Aujourd’hui encore, cet instant, saisi par un photograph­e d’agence, reste le symbole d’une Allemagne qui, en cette année 2015, a accueilli 850000 migrants. Dix jours plus tôt, le 31 août, à la surprise générale, Angela Merkel avait laissé entrer les réfugiés bloqués en gare de Budapest. A leur arrivée à Munich, ils ont été accueillis sous les applaudiss­ements. Anas en faisait partie. «Des gens tenaient des pancartes avec le mot «bienvenue» écrit en arabe. L’ambiance était tellement différente de ce que j’avais vécu avant, notamment en Macédoine, où la police nous a tirés dessus avec des balles en caoutchouc… L’Allemagne, c’était vraiment autre chose.»

Comme la majorité des migrants cette année-là, Anas fait le voyage seul, à partir de Daraya, sa ville d’origine, bastion de l’opposition à Bachar el-Assad. «Je venais de passer mon bac et aurais dû partir à l’armée, mais mes parents m’ont donné toutes leurs économies, 3000 euros, pour me faire quitter le pays.» Après une escale au Liban et en Turquie, Anas parvient, au bout de trois tentatives, à rejoindre la Grèce. Le bateau pneumatiqu­e sur lequel il se trouvait a crevé à une centaine de mètres des côtes, et une partie des passagers périt en mer. Le reste du voyage est un long périple, à travers les Balkans, la Hongrie et l’Autriche. A l’époque, l’Allemagne ne représente rien de concret pour Anas, si ce n’est une connaissan­ce en Bavière.

«Le selfie avec Angela Merkel m’a aidé car il m’a fait rencontrer du monde», reconnaît-il. Certes, Anas a vécu le chaos berlinois de l’automne 2015, lorsqu’il doit attendre des journées et des nuits entières, dans le froid, pour se faire immatricul­er auprès des autorités. Mais grâce à sa nouvelle notoriété, il trouve à se loger dans une famille et y apprend ses premiers mots d’allemand.

Campagne de haine

Sept mois plus tard, il est toutefois rattrapé par l’actualité. Après les applaudiss­ements, les attaques contre des centres d’accueil et les manifestat­ions anti-migrants font les gros titres. Anas devient la cible d’une campagne de haine sur les réseaux sociaux, orchestrée par des groupes d’extrême droite. «On m’a fait passer pour l’auteur de l’attentat de Bruxelles, puis pour celui de l’attentat du marché de Noël de Berlin, puis pour l’auteur de l’assassinat d’un sans-abri dans le métro berlinois. Cela m’a choqué. J’étais déprimé.» Combatif, il porte plainte contre Facebook pour faire disparaîtr­e ces photomonta­ges. Sans succès. «J’ai donné beaucoup d’interviews pour rétablir la vérité mais, intérieure­ment, cela a été difficile. Les gens avaient peur de me louer un appartemen­t, de me donner un job.»

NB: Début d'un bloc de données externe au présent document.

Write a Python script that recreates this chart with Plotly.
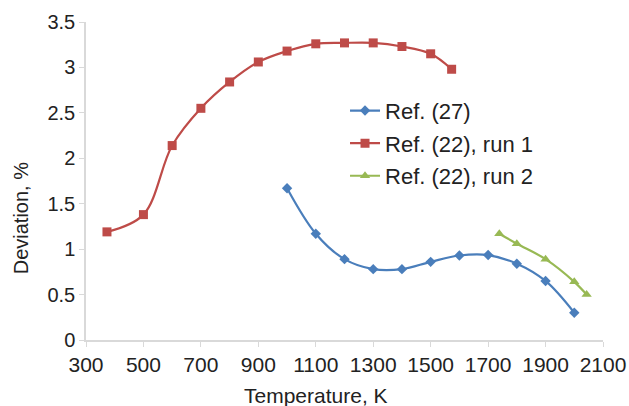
import plotly.graph_objects as go

# Data
t_ref27 = [1000, 1100, 1200, 1300, 1400, 1500, 1600, 1700, 1800, 1900, 2000]
d_ref27 = [1.67, 1.17, 0.89, 0.78, 0.78, 0.86, 0.93, 0.935, 0.84, 0.65, 0.30]

t_run1 = [373, 500, 600, 700, 800, 900, 1000, 1100, 1200, 1300, 1400, 1500, 1573]
d_run1 = [1.19, 1.38, 2.14, 2.55, 2.84, 3.06, 3.18, 3.26, 3.27, 3.27, 3.23, 3.15, 2.98]

t_run2 = [1739, 1800, 1900, 2000, 2043]
d_run2 = [1.17, 1.06, 0.89, 0.64, 0.50]

x_ticks = list(range(300, 2101, 200))
y_ticks = [0, 0.5, 1, 1.5, 2, 2.5, 3, 3.5]
y_ticktext = ["0", "0.5", "1", "1.5", "2", "2.5", "3", "3.5"]

names = ["Ref. (27)", "Ref. (22), run 1", "Ref. (22), run 2"]
colors = ["#4a7ebb", "#be4b48", "#98b954"]

fig = go.Figure()
fig.add_trace(go.Scatter(x=t_ref27, y=d_ref27, name=names[0], mode="lines+markers",
                         line=dict(color=colors[0], width=2.2, shape="spline"),
                         marker=dict(symbol="diamond", size=8, color=colors[0]),
                         legendgroup="a"))
fig.add_trace(go.Scatter(x=t_run1, y=d_run1, name=names[1], mode="lines+markers",
                         line=dict(color=colors[1], width=2.2, shape="spline"),
                         marker=dict(symbol="square", size=9, color=colors[1]),
                         legendgroup="b"))
fig.add_trace(go.Scatter(x=t_run2, y=d_run2, name=names[2], mode="lines+markers",
                         line=dict(color=colors[2], width=2.2, shape="spline"),
                         marker=dict(symbol="triangle-up", size=9, color=colors[2]),
                         legendgroup="c"))

font_family = "Liberation Sans, Arial, sans-serif"
fig.update_layout(
    width=629, height=406,
    margin=dict(l=86, r=26, t=22, b=66, autoexpand=False),
    paper_bgcolor="white", plot_bgcolor="white",
    font=dict(family=font_family, size=20, color="#222222"),
    showlegend=True,
    legend=dict(x=0.501, y=0.787, xanchor="left", yanchor="top",
                font=dict(size=22), bgcolor="rgba(0,0,0,0)",
                tracegroupgap=1, traceorder="grouped"),
    xaxis=dict(range=[300, 2100], tickvals=x_ticks, automargin=False,
               showgrid=False, zeroline=False, showline=True, linecolor="#d9d9d9",
               linewidth=1.5, ticks="outside", ticklen=5, tickcolor="#d9d9d9",
               tickfont=dict(size=21)),
    yaxis=dict(range=[0, 3.5], tickvals=y_ticks, ticktext=y_ticktext, automargin=False,
               showgrid=False, zeroline=False, showline=True, linecolor="#d9d9d9",
               linewidth=1.5, ticks="outside", ticklen=5, tickcolor="#d9d9d9",
               tickfont=dict(size=20)),
    annotations=[
        dict(text="Temperature, K", xref="paper", yref="paper", x=0.445, y=-0.175,
             xanchor="center", yanchor="middle", showarrow=False, font=dict(size=21)),
        dict(text="Deviation, %", xref="paper", yref="paper", x=-0.125, y=0.384,
             xanchor="center", yanchor="middle", textangle=-90, showarrow=False,
             font=dict(size=20)),
    ],
)

fig.write_html("out.html")
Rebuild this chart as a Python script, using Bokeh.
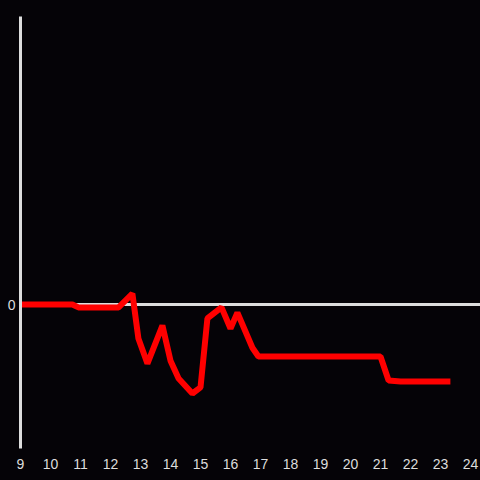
from bokeh.plotting import figure
from bokeh.models import Range1d, FixedTicker, Span
from bokeh.embed import file_html
from bokeh.resources import INLINE

hours = [9.0, 10.73, 10.93, 12.27, 12.73, 12.93, 13.23, 13.73, 14.0, 14.27, 14.73,
         15.0, 15.23, 15.7, 16.0, 16.23, 16.73, 16.93, 21.0, 21.27, 21.67, 23.33]
values = [0.0, 0.0, -0.02, -0.02, 0.076, -0.236, -0.41, -0.146, -0.39, -0.514, -0.618,
          -0.576, -0.097, -0.02, -0.167, -0.056, -0.30, -0.361, -0.361, -0.528, -0.535, -0.535]
x_ticks = list(range(9, 25))
y_ticks = [0]

BG = "#050307"
FG = "#dddddd"

p = figure(width=480, height=480, output_backend="svg", toolbar_location=None,
           x_range=Range1d(9, 9 + 460 / 30), y_range=Range1d(-1, 2),
           background_fill_color=None, border_fill_color=None,
           min_border_left=20, min_border_right=0, min_border_top=16, min_border_bottom=32)
p.styles = {"background-color": BG}
p.outline_line_color = None
p.grid.visible = False

p.xaxis.ticker = FixedTicker(ticks=x_ticks)
p.xaxis.axis_line_color = None
p.xaxis.major_tick_line_color = None
p.xaxis.minor_tick_line_color = None
p.xaxis.major_label_standoff = 4
p.xaxis.major_label_text_color = FG
p.xaxis.major_label_text_font = "Liberation Sans"
p.xaxis.major_label_text_font_size = "14px"

p.yaxis.ticker = FixedTicker(ticks=y_ticks)
p.yaxis.axis_line_color = FG
p.yaxis.axis_line_width = 3
p.yaxis.major_tick_line_color = None
p.yaxis.minor_tick_line_color = None
p.yaxis.major_tick_out = 0
p.yaxis.major_tick_in = 0
p.yaxis.major_label_standoff = 5
p.yaxis.major_label_text_color = FG
p.yaxis.major_label_text_font = "Liberation Sans"
p.yaxis.major_label_text_font_size = "14px"

p.add_layout(Span(location=0, dimension="width", line_color=FG, line_width=3, level="underlay"))

p.line(hours, values, line_color="#ff0000", line_width=6)

html = file_html(p, INLINE)
html = html.replace("<body>", '<body style="margin:0;background:%s;overflow:hidden">' % BG, 1)
open("out.html", "w").write(html)
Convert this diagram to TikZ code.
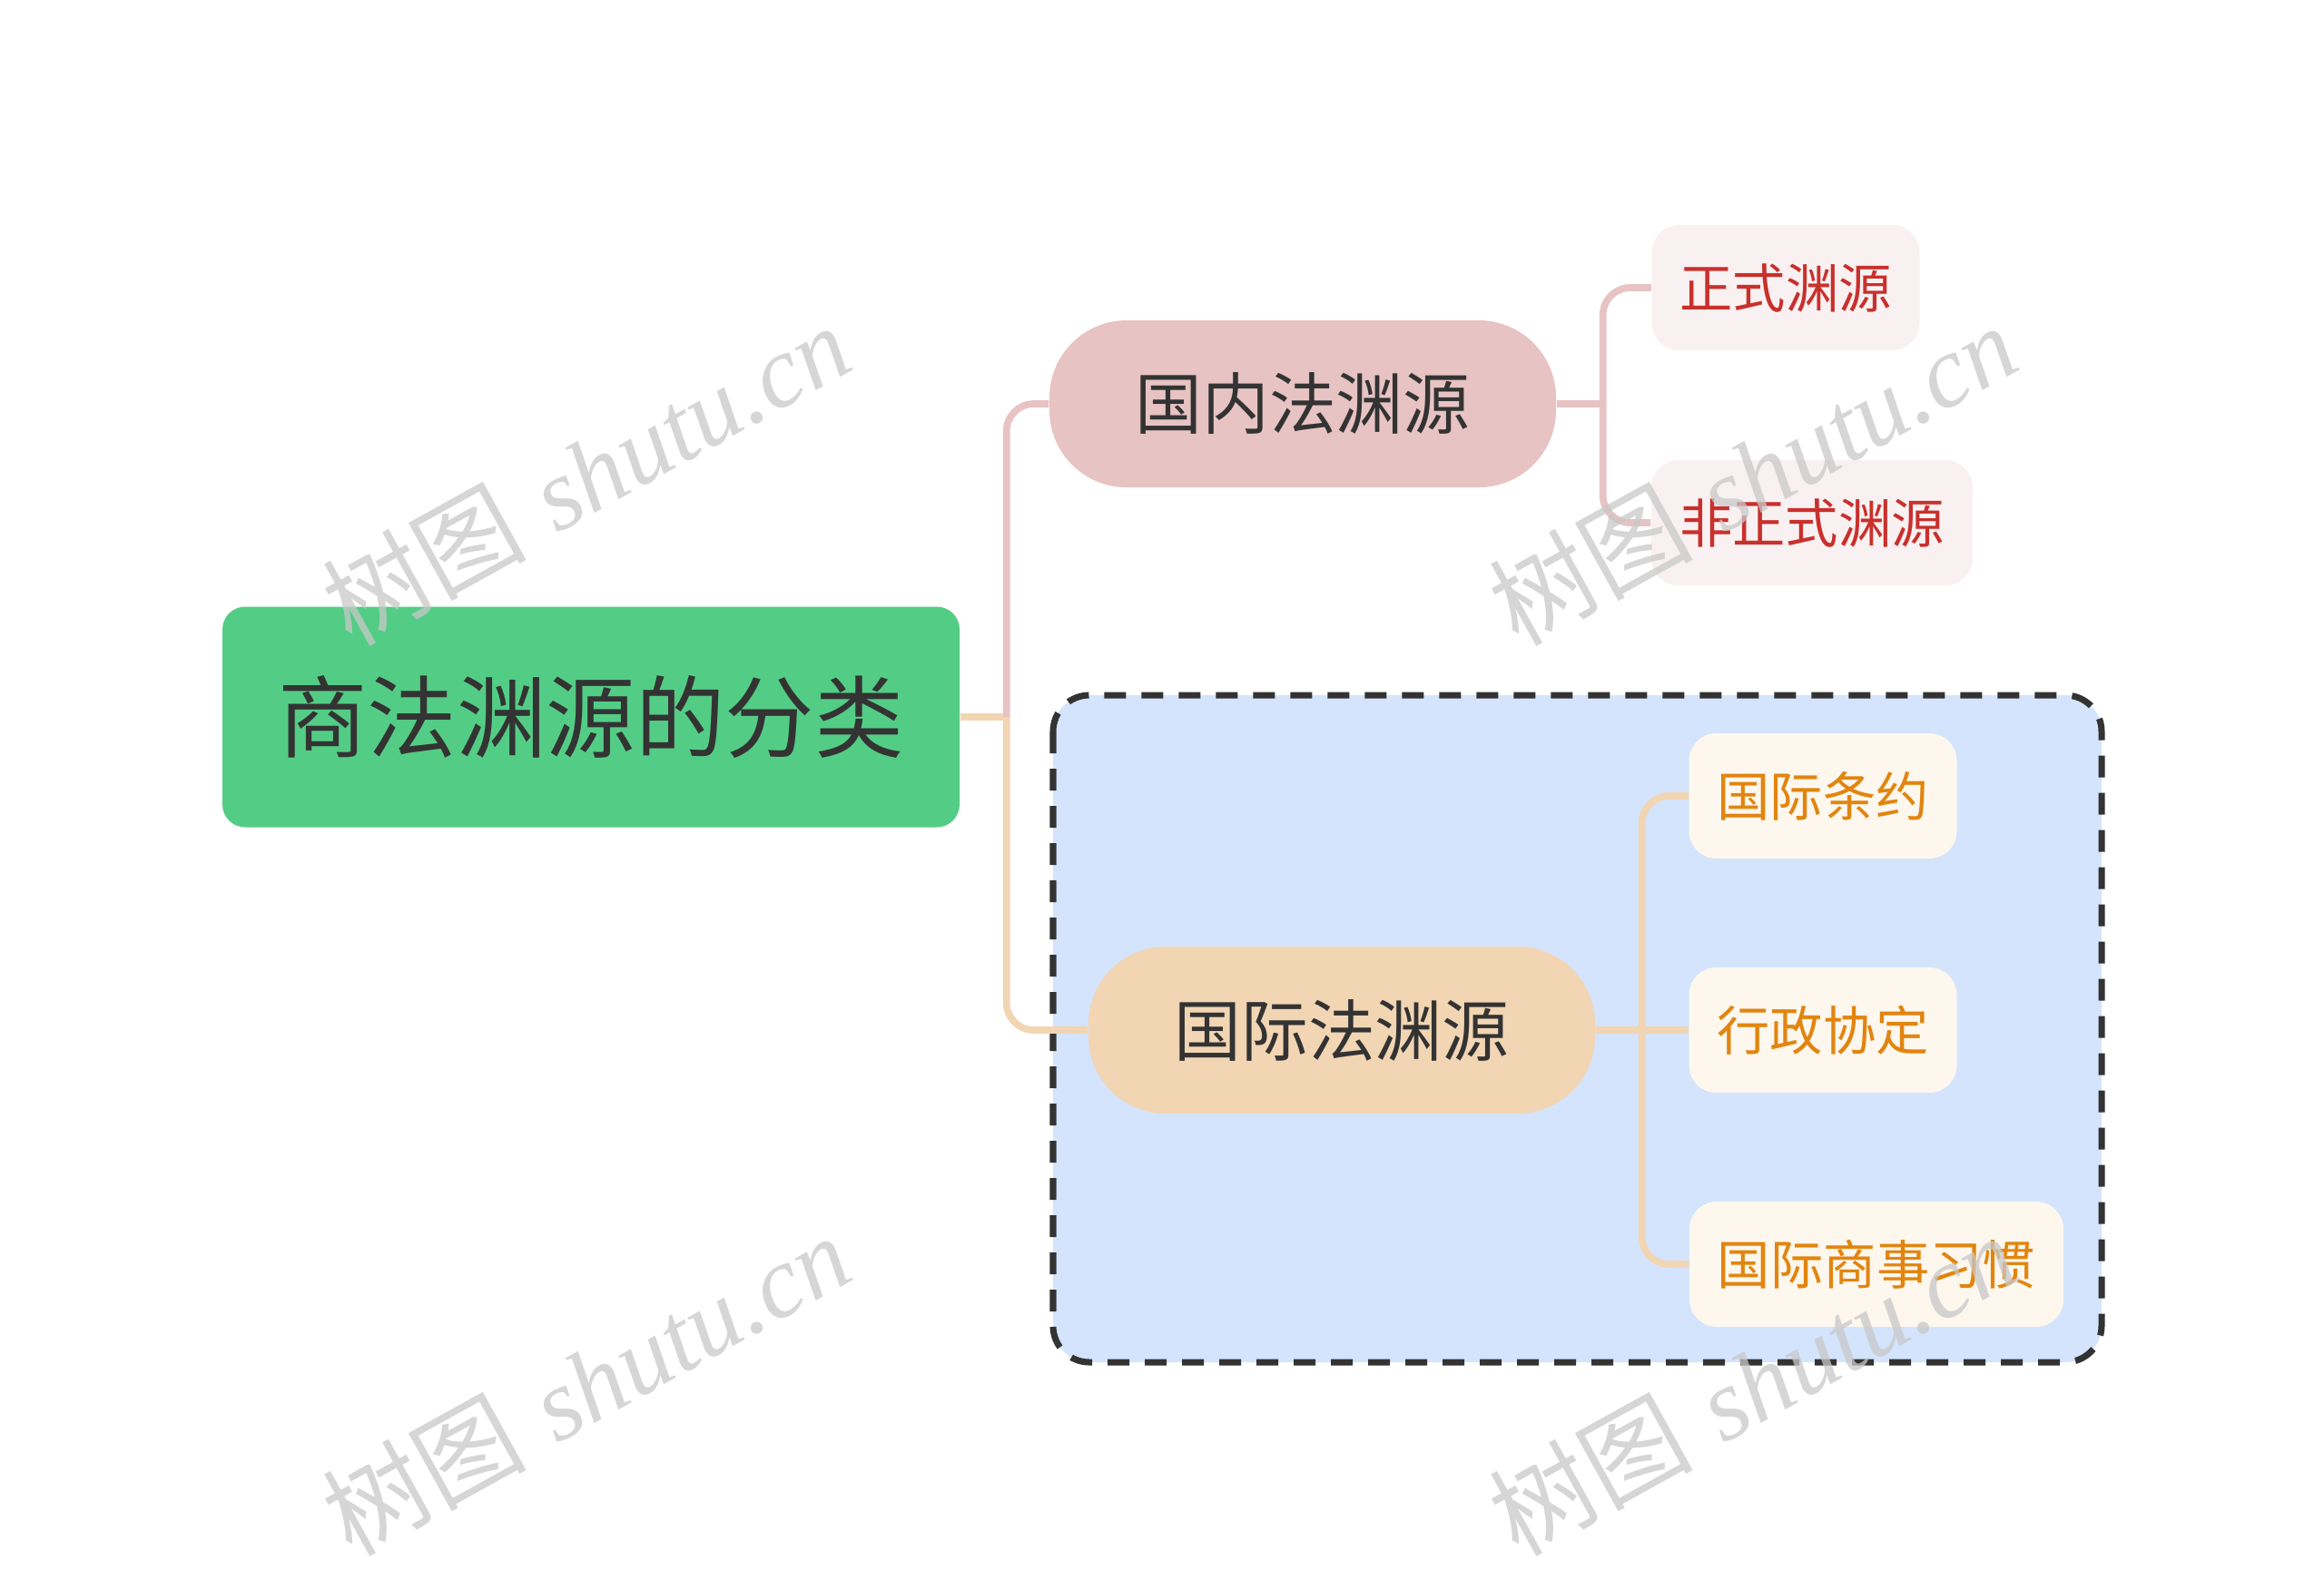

Depuis, Anas Modamani a fait du chemin. Etudiant en dernière année de communicat­ion à Berlin, il vit avec sa compagne, une étudiante rencontrée sur les bancs de l’université, et travaille dans un supermarch­é. En vrai Berlinois, il se déplace à vélo mais ne s’habituera jamais à l’eau pétillante, si prisée dans le pays. Il espère désormais obtenir la nationalit­é allemande. «Ma patrie, ce n’est plus la Syrie, c’est l’Allemagne», lance le jeune homme, sans nouvelle de sa famille depuis des mois.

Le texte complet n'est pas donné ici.